Say how many lines include "chart", with no words around the number.

— Start Information provided —

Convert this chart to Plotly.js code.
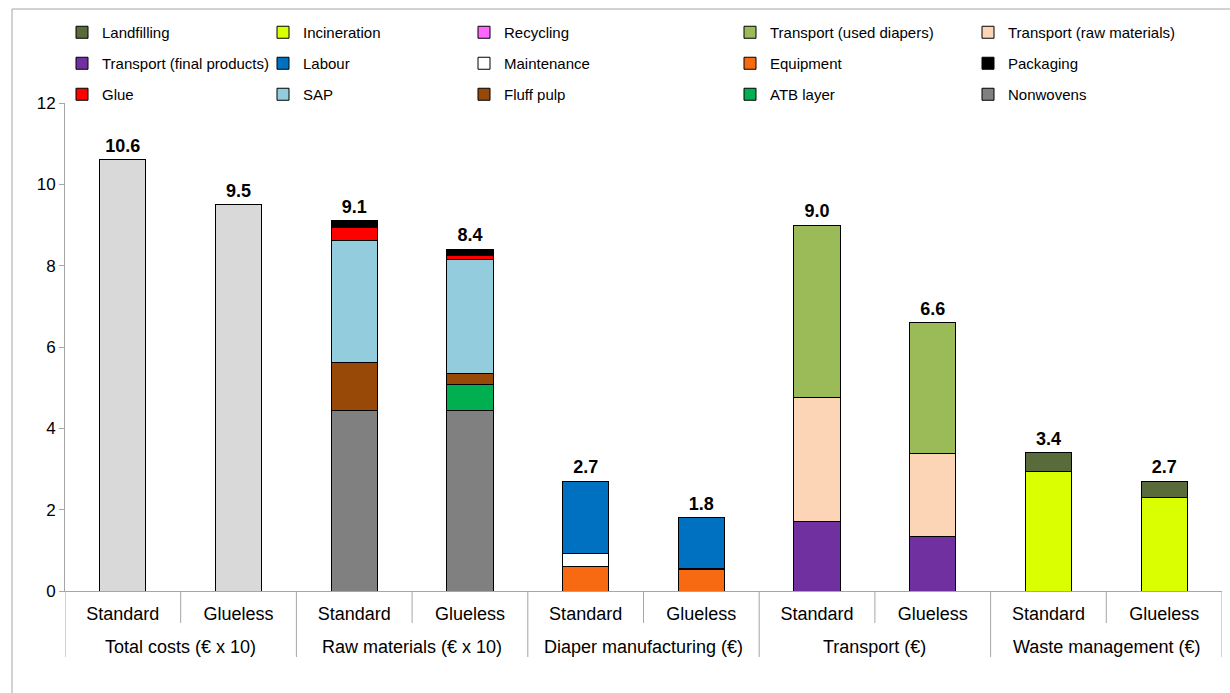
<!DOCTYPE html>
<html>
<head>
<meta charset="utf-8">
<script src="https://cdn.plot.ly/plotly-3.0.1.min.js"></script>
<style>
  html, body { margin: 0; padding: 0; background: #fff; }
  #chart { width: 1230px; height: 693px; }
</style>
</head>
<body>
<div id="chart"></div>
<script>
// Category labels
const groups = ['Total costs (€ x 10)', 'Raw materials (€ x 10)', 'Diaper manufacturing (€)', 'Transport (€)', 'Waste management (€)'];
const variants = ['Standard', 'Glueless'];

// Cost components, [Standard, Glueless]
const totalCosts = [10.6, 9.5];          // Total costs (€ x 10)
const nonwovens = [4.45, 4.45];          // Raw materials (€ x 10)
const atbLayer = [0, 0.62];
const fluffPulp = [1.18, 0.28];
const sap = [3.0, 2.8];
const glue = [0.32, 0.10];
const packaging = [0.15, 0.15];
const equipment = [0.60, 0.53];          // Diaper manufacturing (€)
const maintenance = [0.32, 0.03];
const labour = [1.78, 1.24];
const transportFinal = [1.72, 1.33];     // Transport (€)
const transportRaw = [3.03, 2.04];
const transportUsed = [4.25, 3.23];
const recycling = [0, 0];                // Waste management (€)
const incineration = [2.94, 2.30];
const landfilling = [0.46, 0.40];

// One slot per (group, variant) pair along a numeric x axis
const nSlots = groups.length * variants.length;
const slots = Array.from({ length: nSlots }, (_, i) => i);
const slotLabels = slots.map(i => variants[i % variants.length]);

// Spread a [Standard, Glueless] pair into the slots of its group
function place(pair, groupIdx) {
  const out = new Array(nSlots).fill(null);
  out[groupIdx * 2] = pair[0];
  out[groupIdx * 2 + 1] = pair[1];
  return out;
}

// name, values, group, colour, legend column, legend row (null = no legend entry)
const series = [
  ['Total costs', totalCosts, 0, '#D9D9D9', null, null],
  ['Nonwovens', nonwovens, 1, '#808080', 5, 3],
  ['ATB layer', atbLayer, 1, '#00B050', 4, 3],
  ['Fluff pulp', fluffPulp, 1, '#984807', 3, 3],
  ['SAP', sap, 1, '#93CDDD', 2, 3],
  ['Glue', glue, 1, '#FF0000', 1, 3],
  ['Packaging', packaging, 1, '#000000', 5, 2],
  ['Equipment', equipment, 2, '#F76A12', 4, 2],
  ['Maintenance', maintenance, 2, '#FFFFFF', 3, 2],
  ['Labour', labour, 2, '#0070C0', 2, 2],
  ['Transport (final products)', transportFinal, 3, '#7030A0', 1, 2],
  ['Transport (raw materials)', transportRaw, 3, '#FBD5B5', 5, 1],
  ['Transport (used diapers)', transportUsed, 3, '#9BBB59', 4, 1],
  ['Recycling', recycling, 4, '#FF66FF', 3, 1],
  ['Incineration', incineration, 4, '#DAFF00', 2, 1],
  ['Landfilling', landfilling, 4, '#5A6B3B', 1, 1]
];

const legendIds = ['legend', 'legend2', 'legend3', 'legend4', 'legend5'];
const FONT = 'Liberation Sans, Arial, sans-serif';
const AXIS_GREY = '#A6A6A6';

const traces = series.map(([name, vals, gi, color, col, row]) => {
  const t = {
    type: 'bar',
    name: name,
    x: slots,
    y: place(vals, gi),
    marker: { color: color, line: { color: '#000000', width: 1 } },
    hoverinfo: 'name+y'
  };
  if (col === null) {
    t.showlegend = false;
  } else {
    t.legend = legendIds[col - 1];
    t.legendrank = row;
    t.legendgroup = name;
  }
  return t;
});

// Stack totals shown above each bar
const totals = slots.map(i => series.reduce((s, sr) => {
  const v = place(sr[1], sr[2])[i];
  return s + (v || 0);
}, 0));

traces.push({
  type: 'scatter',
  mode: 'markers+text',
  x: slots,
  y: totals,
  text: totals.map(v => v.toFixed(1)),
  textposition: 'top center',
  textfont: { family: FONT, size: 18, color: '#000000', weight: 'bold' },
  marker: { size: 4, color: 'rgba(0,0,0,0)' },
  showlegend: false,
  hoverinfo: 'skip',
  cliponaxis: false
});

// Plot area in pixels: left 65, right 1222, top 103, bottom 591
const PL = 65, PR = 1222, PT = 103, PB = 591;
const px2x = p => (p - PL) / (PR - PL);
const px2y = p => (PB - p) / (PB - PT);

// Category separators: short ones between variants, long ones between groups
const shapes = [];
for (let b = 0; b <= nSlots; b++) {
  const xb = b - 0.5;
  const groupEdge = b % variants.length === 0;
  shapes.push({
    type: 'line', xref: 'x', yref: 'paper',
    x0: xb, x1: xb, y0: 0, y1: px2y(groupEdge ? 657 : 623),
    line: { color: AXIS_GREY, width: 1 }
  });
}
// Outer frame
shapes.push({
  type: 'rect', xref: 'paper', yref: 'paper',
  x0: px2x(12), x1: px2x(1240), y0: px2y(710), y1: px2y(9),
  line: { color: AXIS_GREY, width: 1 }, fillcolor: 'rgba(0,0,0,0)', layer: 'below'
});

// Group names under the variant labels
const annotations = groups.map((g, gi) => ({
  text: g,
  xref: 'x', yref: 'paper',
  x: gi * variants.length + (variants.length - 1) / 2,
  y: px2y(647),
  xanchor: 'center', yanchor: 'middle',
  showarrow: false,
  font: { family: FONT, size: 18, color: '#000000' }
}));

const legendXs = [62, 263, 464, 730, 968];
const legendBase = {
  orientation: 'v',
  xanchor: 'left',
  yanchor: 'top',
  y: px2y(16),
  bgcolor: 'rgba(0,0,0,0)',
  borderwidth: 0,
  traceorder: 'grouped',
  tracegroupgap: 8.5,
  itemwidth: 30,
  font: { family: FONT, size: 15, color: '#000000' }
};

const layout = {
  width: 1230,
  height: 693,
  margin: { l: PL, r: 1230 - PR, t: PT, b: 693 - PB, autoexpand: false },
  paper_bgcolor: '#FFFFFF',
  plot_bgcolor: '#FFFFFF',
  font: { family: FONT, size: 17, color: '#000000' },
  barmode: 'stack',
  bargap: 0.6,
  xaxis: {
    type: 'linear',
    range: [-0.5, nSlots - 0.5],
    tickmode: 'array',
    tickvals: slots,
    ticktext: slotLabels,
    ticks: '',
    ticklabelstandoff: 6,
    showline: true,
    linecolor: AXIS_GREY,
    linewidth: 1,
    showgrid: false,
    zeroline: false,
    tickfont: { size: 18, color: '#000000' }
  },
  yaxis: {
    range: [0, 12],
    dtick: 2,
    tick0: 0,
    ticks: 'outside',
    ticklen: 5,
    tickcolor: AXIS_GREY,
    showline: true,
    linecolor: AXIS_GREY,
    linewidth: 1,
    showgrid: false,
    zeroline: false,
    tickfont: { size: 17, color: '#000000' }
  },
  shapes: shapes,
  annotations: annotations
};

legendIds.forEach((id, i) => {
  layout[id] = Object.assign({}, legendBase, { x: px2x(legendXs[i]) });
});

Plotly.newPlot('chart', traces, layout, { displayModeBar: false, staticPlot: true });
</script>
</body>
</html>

— End Information provided —

_Result_
4